= Braithwaite Memorial Specialist Hospital =

Rivers State University Teaching Hospital (formerly known as Braithwaite Memorial Specialist Hospital) (abbreviated as BMSH) is a government hospital in Port Harcourt, named after Eldred Curwen Braithwaite, a British doctor and a pioneer of surgery. It is located in Old GRA, Rivers State a neighbourhood of Port Harcourt and is operated by Rivers State Hospital Management Board. It was established in March 1925 as Braithwaite Memorial Hospital and originally served as a medical facility for senior civil servants. It later became a General Hospital and has since gained status as a "Specialist Health Institution". In 2018, it was renamed to serve as a Teaching Hospital for the state owned university following the establishment of college of medical sciences.

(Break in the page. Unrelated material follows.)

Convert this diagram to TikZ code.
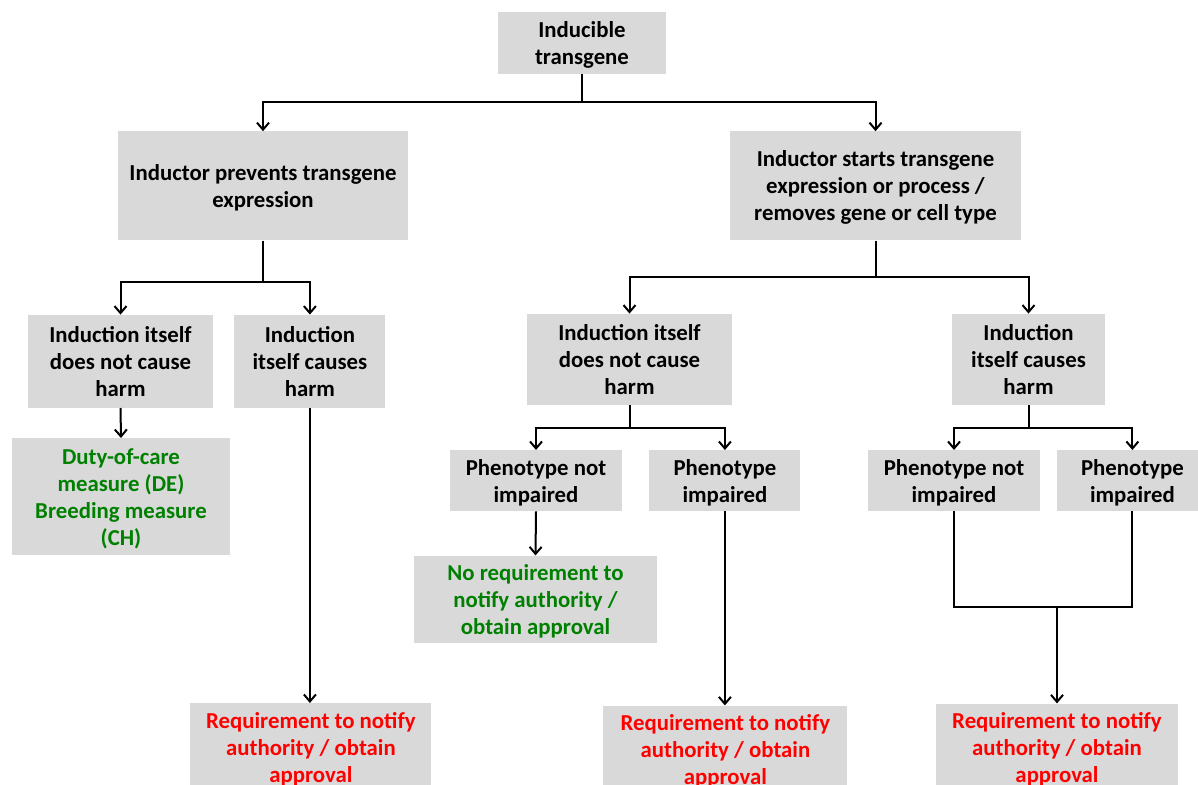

Officially recognized by the Federal Ministry of Health, Braithwaite Memorial Specialist Hospital is ranked among the largest hospitals in the Niger Delta. The facility has 375 licensed beds and 731 medical staff members. Its departments include Medicine, Paediatrics, Laboratories, Radiology, Family Medicine, Obstetrics & Gynaecology, Anaesthesia, Surgery, Pathology, Ophthalmology, Accident Centre and the Surgical/Medical Emergency. Some other departments are Pharmacy, Finance, Maintenance, General Administration.